-- START Dataset extract --

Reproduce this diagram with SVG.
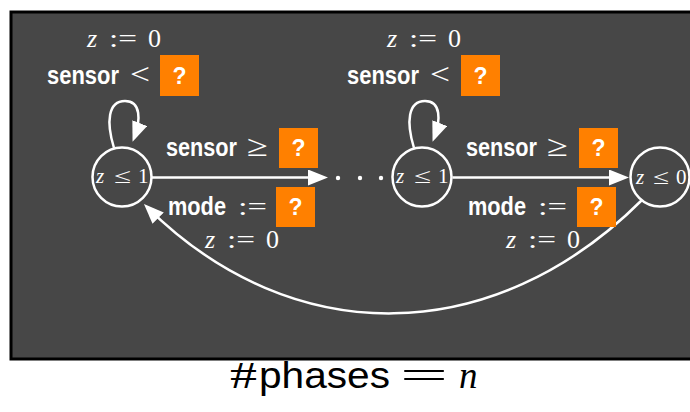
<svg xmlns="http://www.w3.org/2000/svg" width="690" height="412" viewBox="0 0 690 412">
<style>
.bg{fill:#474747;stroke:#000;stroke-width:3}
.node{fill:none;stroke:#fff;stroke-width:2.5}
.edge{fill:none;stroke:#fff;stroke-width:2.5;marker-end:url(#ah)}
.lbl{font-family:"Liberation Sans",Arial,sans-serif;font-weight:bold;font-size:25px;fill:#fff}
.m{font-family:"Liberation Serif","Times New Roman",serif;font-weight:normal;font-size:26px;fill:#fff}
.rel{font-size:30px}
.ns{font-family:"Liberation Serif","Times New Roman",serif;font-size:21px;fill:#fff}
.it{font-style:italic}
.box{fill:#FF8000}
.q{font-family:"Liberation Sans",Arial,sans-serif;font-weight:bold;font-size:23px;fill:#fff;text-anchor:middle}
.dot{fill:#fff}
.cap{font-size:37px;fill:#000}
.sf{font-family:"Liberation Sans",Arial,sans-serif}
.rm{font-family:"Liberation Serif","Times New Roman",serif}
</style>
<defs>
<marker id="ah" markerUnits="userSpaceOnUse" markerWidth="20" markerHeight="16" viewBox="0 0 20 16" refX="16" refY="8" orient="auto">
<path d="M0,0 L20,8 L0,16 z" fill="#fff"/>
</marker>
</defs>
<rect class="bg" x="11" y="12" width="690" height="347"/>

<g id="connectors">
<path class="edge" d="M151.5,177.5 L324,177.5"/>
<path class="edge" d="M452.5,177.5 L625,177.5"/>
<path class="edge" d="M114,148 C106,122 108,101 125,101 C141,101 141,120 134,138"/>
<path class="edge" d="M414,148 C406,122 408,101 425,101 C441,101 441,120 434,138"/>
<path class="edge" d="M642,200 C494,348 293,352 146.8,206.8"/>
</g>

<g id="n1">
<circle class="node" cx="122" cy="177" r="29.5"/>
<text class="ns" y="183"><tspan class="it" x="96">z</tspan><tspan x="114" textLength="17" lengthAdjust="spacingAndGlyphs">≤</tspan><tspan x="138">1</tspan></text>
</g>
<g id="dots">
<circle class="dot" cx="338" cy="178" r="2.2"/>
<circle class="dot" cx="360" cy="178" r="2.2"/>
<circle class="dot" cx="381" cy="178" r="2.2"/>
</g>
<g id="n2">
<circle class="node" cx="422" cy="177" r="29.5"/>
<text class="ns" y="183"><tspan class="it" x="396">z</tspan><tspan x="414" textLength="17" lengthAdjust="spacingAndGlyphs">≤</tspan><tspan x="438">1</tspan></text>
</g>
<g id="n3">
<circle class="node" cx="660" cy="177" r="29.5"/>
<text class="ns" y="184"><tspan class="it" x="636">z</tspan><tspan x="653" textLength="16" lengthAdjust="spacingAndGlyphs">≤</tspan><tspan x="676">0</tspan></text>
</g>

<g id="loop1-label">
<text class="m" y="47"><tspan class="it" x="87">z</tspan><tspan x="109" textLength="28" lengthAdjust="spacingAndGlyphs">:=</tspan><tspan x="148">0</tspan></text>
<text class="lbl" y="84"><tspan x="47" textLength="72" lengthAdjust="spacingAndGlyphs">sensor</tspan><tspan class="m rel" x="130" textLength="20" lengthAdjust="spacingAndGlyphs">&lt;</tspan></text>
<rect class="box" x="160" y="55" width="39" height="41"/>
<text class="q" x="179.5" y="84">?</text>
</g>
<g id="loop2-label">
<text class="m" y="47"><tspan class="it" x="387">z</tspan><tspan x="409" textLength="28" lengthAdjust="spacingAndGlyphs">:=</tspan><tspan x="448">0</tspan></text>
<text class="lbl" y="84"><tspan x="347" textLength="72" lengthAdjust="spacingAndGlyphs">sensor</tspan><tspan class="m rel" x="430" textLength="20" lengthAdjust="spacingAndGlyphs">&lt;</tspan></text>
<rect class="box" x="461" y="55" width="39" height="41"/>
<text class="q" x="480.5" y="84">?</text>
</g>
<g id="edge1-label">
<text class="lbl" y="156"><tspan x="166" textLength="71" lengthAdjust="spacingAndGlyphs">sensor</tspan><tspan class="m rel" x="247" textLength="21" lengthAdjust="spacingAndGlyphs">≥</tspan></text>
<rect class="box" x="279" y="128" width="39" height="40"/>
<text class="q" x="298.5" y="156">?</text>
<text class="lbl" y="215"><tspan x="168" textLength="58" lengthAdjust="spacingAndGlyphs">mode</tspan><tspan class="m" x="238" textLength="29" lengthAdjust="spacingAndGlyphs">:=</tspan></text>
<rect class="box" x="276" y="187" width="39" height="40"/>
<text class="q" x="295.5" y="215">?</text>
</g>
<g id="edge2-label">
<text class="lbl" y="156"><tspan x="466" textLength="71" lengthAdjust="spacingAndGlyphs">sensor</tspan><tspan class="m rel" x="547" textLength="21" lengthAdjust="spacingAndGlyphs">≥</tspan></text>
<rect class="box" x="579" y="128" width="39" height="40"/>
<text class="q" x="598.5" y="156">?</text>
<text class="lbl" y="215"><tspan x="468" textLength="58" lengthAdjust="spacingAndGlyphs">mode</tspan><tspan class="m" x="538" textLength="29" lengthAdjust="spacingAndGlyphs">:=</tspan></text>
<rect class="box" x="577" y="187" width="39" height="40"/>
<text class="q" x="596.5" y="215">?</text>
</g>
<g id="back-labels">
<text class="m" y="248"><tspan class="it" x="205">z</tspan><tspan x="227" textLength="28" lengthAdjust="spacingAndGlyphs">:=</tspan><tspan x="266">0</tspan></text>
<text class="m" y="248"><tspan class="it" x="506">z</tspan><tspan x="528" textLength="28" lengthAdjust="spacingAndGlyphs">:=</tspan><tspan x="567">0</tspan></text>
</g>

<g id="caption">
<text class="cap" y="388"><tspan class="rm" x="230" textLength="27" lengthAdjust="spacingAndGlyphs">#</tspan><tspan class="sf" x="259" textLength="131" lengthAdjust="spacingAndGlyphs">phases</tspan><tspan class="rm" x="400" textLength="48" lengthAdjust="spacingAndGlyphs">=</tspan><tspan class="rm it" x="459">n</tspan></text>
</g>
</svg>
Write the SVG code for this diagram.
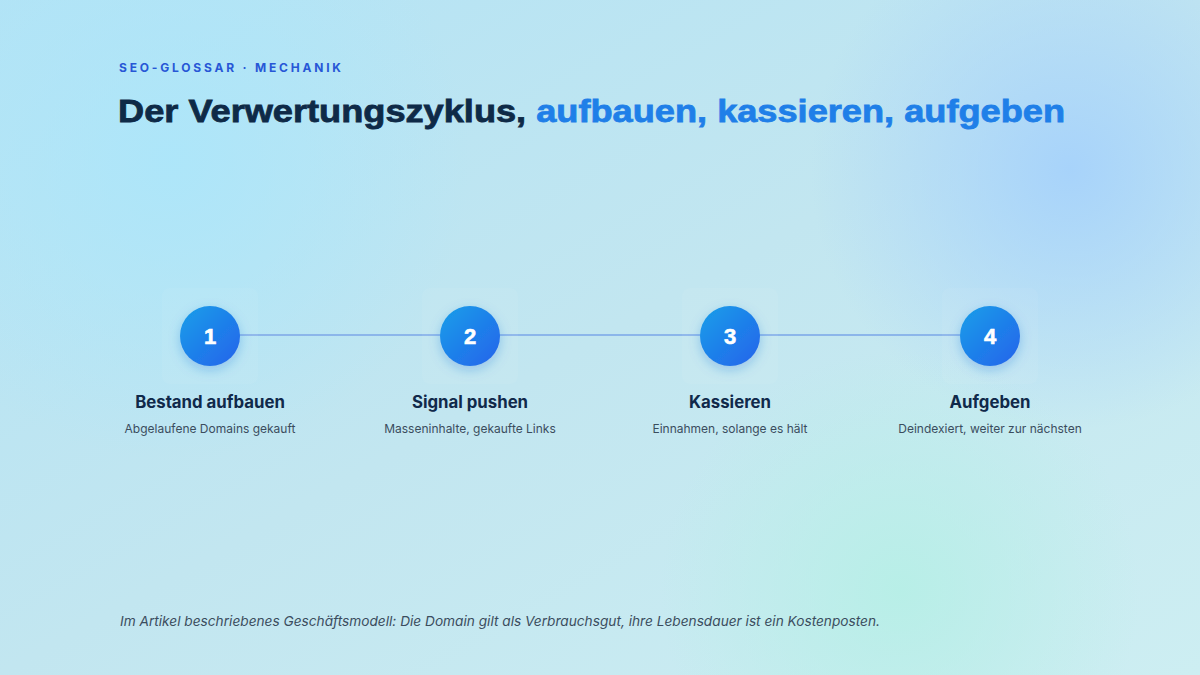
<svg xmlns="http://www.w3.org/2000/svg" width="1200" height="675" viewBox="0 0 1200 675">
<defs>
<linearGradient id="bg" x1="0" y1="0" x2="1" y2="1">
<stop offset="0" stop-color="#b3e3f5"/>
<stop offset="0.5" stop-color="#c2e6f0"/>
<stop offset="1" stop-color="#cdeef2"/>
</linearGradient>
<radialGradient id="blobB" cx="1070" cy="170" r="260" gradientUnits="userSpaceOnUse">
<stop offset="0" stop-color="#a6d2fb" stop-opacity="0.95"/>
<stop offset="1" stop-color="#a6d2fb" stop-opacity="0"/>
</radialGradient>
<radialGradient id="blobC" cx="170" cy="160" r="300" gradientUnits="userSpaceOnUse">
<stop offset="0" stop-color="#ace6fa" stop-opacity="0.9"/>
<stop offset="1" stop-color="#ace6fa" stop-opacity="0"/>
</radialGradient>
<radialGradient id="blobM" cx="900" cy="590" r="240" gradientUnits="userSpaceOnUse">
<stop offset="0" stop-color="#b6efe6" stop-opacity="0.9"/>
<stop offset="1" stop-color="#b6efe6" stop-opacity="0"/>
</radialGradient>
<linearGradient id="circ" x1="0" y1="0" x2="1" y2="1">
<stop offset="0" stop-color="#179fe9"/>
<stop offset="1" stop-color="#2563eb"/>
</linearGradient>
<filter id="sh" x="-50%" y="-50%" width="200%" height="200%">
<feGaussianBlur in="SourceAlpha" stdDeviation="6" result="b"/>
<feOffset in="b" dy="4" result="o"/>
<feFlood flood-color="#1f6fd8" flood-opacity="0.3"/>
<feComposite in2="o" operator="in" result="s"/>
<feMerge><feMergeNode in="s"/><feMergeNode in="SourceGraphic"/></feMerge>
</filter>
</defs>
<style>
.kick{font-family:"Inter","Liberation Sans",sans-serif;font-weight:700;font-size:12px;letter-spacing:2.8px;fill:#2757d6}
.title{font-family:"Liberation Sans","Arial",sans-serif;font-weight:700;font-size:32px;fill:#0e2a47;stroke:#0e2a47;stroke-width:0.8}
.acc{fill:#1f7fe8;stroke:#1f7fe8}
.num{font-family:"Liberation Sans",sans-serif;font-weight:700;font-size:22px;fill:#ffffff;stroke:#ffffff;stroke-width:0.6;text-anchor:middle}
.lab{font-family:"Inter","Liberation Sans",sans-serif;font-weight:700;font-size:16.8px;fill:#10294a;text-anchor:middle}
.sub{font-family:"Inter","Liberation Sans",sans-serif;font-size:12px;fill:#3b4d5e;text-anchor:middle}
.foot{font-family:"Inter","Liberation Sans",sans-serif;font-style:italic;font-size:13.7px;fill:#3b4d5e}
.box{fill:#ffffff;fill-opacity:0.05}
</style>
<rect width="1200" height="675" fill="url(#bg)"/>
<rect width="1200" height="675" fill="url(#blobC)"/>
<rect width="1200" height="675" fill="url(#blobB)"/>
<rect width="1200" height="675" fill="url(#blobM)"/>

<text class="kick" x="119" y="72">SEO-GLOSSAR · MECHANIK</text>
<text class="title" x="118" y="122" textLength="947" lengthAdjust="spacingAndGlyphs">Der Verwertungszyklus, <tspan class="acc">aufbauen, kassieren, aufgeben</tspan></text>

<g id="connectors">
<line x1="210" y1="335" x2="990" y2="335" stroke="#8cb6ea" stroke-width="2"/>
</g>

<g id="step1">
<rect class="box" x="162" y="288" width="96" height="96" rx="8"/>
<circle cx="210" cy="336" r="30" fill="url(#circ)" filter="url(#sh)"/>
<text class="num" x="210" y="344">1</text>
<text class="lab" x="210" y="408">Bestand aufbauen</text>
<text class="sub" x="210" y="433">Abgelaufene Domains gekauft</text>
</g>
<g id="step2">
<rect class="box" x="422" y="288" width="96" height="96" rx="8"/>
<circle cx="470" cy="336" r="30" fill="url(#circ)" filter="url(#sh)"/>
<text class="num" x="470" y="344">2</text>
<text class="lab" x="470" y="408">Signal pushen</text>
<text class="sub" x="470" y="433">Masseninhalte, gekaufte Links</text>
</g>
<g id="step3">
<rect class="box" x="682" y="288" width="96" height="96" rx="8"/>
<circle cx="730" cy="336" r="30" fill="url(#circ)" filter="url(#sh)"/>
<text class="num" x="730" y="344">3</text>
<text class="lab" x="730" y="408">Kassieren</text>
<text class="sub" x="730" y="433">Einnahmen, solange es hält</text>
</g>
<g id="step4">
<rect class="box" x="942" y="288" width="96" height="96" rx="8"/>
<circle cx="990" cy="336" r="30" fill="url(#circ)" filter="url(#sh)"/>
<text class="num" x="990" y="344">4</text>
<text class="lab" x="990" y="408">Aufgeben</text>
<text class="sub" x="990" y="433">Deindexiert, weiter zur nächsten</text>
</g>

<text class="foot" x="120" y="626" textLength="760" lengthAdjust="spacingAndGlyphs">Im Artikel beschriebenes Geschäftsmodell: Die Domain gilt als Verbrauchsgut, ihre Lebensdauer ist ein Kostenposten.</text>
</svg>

-- END Dataset extract --
-- START Dataset extract --

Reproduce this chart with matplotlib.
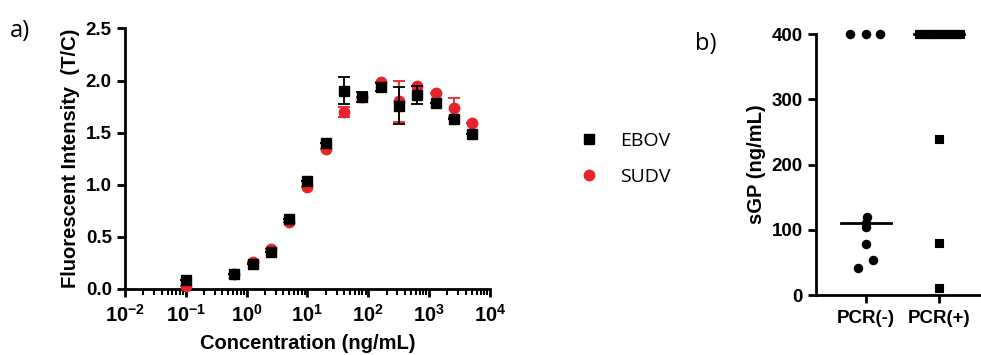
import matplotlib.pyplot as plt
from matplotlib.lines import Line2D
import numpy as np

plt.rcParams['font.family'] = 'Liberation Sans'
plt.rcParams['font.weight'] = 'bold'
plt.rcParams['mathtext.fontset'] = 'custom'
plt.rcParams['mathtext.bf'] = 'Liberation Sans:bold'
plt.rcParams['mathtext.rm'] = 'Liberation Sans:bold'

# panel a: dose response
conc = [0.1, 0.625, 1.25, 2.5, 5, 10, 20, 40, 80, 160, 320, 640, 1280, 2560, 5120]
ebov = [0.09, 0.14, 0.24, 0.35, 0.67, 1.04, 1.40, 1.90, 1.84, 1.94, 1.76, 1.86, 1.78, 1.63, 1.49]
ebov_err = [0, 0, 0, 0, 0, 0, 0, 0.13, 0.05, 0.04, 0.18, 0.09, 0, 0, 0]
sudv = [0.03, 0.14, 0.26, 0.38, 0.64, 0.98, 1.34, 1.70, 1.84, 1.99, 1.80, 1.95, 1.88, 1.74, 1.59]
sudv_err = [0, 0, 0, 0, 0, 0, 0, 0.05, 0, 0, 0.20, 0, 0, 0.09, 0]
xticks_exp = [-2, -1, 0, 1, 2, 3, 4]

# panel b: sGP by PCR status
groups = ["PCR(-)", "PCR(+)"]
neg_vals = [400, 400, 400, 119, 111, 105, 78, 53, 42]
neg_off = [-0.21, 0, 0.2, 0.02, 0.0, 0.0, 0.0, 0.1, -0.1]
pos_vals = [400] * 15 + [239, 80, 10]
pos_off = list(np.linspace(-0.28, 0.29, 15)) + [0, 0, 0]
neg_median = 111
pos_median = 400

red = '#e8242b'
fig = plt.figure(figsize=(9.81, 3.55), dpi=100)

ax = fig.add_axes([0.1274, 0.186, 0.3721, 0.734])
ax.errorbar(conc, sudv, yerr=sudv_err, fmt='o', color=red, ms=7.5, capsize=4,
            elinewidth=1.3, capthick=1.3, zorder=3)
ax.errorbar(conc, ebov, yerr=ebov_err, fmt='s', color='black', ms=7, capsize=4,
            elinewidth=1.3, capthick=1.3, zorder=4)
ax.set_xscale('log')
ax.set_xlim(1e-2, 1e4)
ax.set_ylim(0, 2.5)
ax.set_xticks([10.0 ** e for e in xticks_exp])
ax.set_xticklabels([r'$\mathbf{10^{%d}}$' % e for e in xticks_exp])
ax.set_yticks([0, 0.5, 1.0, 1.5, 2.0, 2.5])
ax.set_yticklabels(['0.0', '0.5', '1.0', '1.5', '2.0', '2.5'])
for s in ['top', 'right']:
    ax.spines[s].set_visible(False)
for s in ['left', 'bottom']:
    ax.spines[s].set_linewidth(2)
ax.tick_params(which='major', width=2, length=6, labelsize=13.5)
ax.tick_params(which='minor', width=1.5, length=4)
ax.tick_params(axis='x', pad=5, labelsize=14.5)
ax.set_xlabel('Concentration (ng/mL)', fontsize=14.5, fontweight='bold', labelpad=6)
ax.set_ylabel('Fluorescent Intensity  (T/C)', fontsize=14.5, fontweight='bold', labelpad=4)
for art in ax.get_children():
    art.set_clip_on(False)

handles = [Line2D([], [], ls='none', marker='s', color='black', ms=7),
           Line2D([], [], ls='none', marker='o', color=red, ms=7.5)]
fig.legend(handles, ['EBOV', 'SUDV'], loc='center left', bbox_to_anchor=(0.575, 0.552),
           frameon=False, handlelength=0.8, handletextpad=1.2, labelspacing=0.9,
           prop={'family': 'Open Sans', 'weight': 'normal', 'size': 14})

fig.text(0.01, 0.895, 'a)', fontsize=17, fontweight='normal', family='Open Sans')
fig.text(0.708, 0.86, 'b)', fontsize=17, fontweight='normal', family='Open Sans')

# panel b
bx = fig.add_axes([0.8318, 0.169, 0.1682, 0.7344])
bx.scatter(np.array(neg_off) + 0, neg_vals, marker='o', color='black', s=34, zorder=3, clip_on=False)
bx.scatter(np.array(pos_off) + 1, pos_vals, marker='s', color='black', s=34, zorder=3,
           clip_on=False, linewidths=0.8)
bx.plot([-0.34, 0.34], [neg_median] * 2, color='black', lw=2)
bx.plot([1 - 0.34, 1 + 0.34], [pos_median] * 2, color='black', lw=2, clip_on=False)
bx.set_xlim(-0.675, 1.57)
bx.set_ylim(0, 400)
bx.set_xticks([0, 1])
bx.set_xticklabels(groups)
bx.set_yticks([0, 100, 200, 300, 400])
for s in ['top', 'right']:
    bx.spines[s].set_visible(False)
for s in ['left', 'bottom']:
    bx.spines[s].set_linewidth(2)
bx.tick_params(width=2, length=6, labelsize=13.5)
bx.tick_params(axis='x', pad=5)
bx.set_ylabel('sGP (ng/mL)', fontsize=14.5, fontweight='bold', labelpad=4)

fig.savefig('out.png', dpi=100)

-- END Dataset extract --
-- START Dataset extract --

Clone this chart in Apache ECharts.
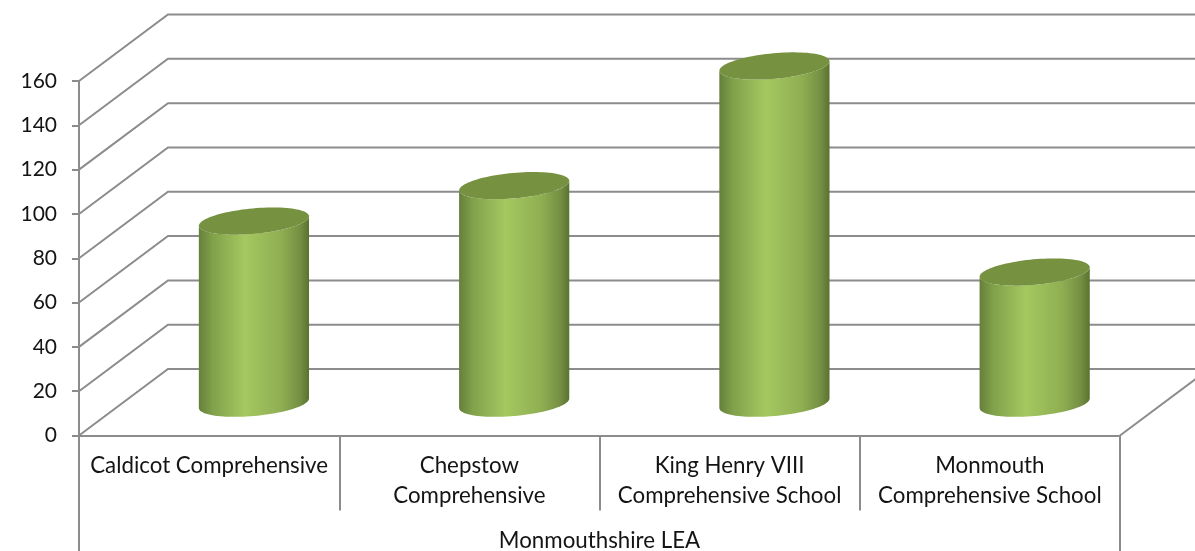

-- END Dataset extract --

■ **Work instructions**:
Begin with the line where "Reproduce this chart with matplotlib." appears and end with the line where "xticks_exp = [-2, -1, 0, 1, 2, 3, 4]" appears. Copy only that stretch, exactly, with no pictures.

■ **Complete output**:
Reproduce this chart with matplotlib.
import matplotlib.pyplot as plt
from matplotlib.lines import Line2D
import numpy as np

plt.rcParams['font.family'] = 'Liberation Sans'
plt.rcParams['font.weight'] = 'bold'
plt.rcParams['mathtext.fontset'] = 'custom'
plt.rcParams['mathtext.bf'] = 'Liberation Sans:bold'
plt.rcParams['mathtext.rm'] = 'Liberation Sans:bold'

# panel a: dose response
conc = [0.1, 0.625, 1.25, 2.5, 5, 10, 20, 40, 80, 160, 320, 640, 1280, 2560, 5120]
ebov = [0.09, 0.14, 0.24, 0.35, 0.67, 1.04, 1.40, 1.90, 1.84, 1.94, 1.76, 1.86, 1.78, 1.63, 1.49]
ebov_err = [0, 0, 0, 0, 0, 0, 0, 0.13, 0.05, 0.04, 0.18, 0.09, 0, 0, 0]
sudv = [0.03, 0.14, 0.26, 0.38, 0.64, 0.98, 1.34, 1.70, 1.84, 1.99, 1.80, 1.95, 1.88, 1.74, 1.59]
sudv_err = [0, 0, 0, 0, 0, 0, 0, 0.05, 0, 0, 0.20, 0, 0, 0.09, 0]
xticks_exp = [-2, -1, 0, 1, 2, 3, 4]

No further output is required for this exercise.